The race got more interesting when cobbles were approaching. Suddenly the fight for position became as fierce as a sprint finish. We would be on a wide road, banging bars, pushing and shoving as the speed constantly increased, then make a turn onto a one-lane cobblestone road. In what became my pattern for the weekend, I was always at the front just 500m too soon. All the guys who have raced these roads their whole lives know the exact moment to time their surge to the front, pushing me back to mid-pack just before the turn. Very frustrating.

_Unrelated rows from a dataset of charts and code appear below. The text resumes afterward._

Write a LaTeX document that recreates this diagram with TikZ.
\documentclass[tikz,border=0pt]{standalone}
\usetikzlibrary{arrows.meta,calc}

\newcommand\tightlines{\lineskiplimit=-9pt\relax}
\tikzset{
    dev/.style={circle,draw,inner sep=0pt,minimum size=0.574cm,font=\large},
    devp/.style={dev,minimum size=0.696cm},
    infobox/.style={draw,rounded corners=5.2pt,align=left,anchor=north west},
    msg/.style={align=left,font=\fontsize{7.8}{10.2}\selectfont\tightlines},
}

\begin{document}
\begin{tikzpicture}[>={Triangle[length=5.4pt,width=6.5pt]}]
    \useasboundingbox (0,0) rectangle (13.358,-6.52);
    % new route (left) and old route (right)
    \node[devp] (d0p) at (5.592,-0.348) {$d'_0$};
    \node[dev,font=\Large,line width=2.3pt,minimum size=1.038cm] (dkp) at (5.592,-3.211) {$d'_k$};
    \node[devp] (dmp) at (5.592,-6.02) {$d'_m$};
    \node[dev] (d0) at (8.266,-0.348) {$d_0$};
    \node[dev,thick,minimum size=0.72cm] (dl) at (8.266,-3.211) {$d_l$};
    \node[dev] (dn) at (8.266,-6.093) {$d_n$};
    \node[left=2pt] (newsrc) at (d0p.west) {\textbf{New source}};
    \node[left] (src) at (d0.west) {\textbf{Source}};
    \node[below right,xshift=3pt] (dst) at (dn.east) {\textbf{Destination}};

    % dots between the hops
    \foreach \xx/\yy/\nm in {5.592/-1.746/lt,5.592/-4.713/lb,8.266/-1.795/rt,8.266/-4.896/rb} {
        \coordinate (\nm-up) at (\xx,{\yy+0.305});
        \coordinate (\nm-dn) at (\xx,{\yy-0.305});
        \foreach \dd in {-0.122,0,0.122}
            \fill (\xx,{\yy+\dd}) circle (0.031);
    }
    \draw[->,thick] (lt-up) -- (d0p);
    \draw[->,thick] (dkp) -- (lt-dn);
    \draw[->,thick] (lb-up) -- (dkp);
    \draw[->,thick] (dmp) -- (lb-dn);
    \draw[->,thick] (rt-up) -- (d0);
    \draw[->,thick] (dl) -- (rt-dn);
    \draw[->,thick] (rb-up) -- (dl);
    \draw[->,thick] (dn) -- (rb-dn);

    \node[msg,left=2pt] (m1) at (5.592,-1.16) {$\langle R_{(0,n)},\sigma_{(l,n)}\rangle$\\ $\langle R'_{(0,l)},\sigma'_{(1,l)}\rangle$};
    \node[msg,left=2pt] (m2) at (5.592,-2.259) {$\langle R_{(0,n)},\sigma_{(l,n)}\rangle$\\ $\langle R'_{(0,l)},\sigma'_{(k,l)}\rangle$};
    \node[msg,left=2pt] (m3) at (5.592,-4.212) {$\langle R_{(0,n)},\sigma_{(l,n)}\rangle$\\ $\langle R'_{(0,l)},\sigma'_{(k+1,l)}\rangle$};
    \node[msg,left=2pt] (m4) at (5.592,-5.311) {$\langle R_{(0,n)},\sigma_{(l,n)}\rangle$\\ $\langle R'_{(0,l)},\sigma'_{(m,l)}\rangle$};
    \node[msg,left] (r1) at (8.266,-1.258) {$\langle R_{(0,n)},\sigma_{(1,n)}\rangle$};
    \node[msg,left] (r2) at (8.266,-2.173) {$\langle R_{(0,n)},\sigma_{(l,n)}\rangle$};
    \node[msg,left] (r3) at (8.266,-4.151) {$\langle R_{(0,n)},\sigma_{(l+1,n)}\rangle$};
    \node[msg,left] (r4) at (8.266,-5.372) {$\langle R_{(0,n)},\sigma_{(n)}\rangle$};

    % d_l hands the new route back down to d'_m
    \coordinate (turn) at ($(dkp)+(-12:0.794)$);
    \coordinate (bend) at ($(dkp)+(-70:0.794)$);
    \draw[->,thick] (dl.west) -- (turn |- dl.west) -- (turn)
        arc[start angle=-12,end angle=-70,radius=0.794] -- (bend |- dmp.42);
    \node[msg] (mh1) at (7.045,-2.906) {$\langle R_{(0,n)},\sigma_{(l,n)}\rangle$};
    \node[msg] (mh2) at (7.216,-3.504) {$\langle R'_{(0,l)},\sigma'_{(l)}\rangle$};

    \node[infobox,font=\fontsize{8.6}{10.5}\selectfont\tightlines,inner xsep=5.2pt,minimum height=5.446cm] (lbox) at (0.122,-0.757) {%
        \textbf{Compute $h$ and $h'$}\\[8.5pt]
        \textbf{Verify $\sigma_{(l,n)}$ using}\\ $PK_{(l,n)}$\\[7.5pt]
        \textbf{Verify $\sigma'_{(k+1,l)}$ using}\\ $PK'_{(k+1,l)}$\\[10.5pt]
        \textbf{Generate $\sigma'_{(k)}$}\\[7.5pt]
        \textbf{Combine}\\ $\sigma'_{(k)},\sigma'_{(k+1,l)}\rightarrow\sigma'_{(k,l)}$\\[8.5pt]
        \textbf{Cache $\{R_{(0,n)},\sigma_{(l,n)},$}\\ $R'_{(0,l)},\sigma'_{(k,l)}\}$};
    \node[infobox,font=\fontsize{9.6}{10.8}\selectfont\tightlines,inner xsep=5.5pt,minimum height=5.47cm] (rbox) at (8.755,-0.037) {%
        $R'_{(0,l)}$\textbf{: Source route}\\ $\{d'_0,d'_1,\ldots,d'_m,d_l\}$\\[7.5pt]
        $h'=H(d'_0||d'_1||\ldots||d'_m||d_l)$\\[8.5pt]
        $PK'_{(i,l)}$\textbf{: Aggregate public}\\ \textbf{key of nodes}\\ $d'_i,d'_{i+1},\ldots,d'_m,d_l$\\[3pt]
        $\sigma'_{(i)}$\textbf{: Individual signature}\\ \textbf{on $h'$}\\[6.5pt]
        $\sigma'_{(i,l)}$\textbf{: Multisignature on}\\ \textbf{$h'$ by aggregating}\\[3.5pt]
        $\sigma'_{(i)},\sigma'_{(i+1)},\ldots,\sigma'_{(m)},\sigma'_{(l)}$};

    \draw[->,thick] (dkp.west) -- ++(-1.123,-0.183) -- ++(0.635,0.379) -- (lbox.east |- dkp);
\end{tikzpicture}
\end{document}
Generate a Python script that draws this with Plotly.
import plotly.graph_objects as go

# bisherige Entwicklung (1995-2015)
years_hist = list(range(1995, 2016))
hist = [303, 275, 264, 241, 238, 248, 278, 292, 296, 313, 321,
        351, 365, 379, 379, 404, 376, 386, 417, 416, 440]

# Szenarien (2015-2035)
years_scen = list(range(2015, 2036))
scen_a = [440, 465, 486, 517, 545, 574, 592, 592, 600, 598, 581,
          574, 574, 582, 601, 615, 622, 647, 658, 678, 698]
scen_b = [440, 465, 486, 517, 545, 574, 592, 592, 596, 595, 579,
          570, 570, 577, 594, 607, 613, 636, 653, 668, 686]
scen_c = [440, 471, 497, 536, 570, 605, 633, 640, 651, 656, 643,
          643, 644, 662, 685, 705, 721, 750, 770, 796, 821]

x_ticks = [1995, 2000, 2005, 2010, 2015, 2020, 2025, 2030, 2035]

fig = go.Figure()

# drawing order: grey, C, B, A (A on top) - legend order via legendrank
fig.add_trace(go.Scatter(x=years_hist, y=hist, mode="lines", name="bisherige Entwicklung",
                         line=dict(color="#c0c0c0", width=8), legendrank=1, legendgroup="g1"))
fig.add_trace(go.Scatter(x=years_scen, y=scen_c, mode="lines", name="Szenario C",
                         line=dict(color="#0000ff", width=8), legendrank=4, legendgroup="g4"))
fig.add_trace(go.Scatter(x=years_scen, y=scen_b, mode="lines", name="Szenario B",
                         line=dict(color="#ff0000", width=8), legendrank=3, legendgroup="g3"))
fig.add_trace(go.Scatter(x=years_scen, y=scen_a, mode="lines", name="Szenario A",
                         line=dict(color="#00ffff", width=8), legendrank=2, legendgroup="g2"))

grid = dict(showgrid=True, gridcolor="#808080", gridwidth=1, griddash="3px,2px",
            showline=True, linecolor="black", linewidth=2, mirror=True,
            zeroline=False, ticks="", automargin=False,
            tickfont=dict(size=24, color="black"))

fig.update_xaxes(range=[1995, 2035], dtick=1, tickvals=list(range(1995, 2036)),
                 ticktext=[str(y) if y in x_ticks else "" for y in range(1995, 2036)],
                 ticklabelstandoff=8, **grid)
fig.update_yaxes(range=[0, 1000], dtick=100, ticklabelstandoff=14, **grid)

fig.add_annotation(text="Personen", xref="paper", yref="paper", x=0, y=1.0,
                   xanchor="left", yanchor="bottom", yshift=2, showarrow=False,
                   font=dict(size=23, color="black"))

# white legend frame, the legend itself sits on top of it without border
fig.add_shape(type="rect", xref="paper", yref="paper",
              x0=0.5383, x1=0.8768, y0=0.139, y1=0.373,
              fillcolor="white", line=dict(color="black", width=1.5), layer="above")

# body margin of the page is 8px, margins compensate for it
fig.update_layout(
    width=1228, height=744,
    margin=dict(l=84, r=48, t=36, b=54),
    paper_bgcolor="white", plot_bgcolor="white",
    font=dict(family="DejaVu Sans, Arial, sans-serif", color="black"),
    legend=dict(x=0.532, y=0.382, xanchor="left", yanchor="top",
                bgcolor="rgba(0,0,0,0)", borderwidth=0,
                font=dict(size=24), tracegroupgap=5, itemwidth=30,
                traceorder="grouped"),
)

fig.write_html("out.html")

It was my first time to race on proper cobbles. I can be light and smooth on the bike, so I found the fast sections to be fine, even as my hands and feet quickly went numb from the overwhelming vibrations. The closest way to simulate this in the US is riding a rumble-strip on the highway, but the even spacing of a rumble-strip might make the ride too pleasant.
I was even able to move up through the field on the fast cobbled sectors. On the slow stuff, though, it was very difficult to get into a rhythm as I was bounced all over the place.
The fight for position before the Kwaremont was hilarious, a vicious battle for position before a turn onto a road that as barely the width of a small European car. Then the guys at the front slowed to a crawl as they could relax. With the road completely clogged, they were in control. So we pedaled easily to the bottom of the climb, then they took off. The road pitched up and turned to cobbles, and things went sour when the guys in front of me crossed wheels and fell over. I had to unclip, then could not get moving again. At one point I had both feet on the ground. By the time I got over the top, I was in a chase group a long way back. After 15k of chasing, the race was back together.
In a very nervous field sprint, I finished around 50th. I maintained my GC place, but there was a time gap of 4 seconds. Luka is still finding his field sprint legs and faded in the finale after hitting the front too early, but we had another chance.
Sunday's stage was basically the same, and things played out the same. Chaotic racing over an obstacle course, lots of panic-braking and sprinting, and finding myself at the front just 500m too soon before the important moments. The positioning fight was the most illuminating part of the weekend. For the main cobbled climb of the day, I needed to be at the front 15km beforehand because the roads just weren't conducive to moving up in the pack; the road was completely clogged up and I was stuck mid-pack.
The race exploded over the final cobbled sector, and our group didn't rejoin the leaders until we entered the finishing circuits at 30k to go. The circuits were brutal, with many turns on narrow roads--we were single file almost the whole time. I finally made it to the front at the start of the last lap, getting Luka into position for the sprint, but my legs were fading fast and I drifted back. When the field split in the last few K, my group finished 8 seconds behind the leaders.
In the end I dropped to 14th in GC, which is a good result for my first Belgian race, no doubt. But with better positioning, I would have finished 5th or 6th in GC simply by not losing time in the field sprints. Part of the problem was legs, as I have not done a race like this in a long time. I've been doing races with steady hard efforts, not repeated sprints, so it was a shock to the system.
Just to give you an idea, I had Teun, the team's data guru, analyse my power data from the last stage. The number of times I did a 5-second effort over 800 watts? 39. 39! 21 times it was 10 seconds over 700 watts. Add to that the dozens of times I did a 500w effort for 20-30 seconds in the gutter, and you have a tiring day. All that in a 4.5hour race in which I averaged 283 watts (330w normalized). I spent 72 minutes (27% of the race) over 400 watts.
In summary: I can only imagine the chaos that would have transpired had it also been raining. Don't worry, though, I have another chance of experiencing a 'real' Belgian race on the 19th, with Nokere Koerse.